Autonomous Underwater Vehicle Navigation and Control Using an Autonomous Surface Craft

PI: Michael Triantafyllou, MIT Sea Grant, James Bellingham, MIT Sea Grant, Justin Manley, MIT Sea Grant

Project Number:2000-RCM-6

Start Date:2000-03-01End Date:2002-02-28

Proposal Summary

Objectives: We propose a two year effort to develop and demonstrate a new technique for communicating with and navigating Autonomous Underwater Vehicles (AUVs). Using an Autonomous Surface Craft (ASC) it is possible to deploy navigation and communication systems on the ocean surface in the immediate vicinity of an underwater vehicle. This close proximity of a surface expression allows underwater acoustic signals to be transmitted through any means available above the free surface. Combining commercially available and newly developed prototype communications and navigation systems with the novel AUV and ASC technology available at MIT Sea Grant will yield a new synthesis that vastly improves the superior data collection system able to collect in situ data over the entire water column. This effort will provide a valuable new component to the Autonomous Ocean Sampling Network (AOSN) concept.

Methodology: The proposed project will follow a philosophy of incremental development. Each year of the program will have several key phases, each of which will culminate with a significant milestone. These phases are:
1. Supervisory Control of the ASC
2. UAM Integration
3. UAM Communications Tests
4. AUV Control Tests
5. USBL Tracking
6. Two-way Communications
7. Satellite Telemetry

Each phase adds a new level of complexity to the system. By the end of the first year the current capabilities of the fixed AOSN moorings will be duplicated on the mobile ASC. The second year will add navigation capabilities and concluded with an investigation into the utility of satellite data systems for AUV control.

Rationale: The inability to communicate with deployed marine instruments is a fundamental impediment to creation of real-time oceanographic observation systems.

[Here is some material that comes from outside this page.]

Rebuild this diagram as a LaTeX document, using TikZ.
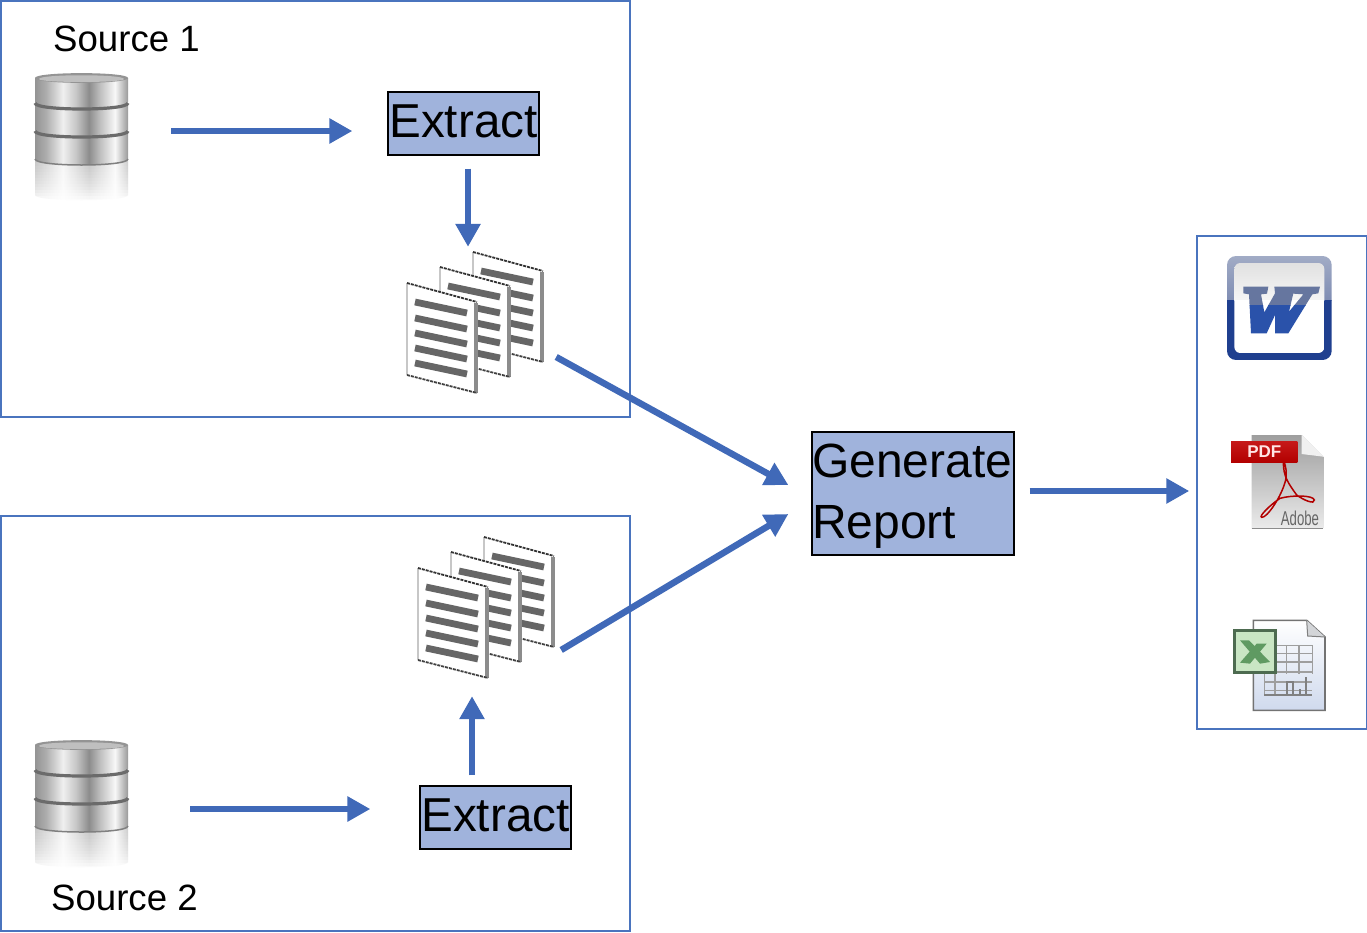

Accurate forecasting of the coastal oceanography has significant implications for environmental management and protection as well as coastal fisheries management. In addition, marine scientists need accurate forecasts to tailor their experiments to specific locations, times and processes that best exemplify the phenomena being studied. The short time-scales of coastal processes (of order hours) creates a need for real-time observation. Current solutions to this challenge lie in the use of Autonomous Ocean Sampling Networks that are based on moored navigation and communication systems. Combining commercially available and newly developed prototype communications and navigation systems with the novel AUV and ASC technology available at MIT Sea Grant will yield a new synthesis that vastly improves the capabilities of either system individually. The combination of mobile surface and underwater systems will also provide a superior data collection system able to collect in situ data in real-time over the entire water column. This effort will provide a valuable new component to the Autonomous Ocean Sampling Network (AOSN) concept.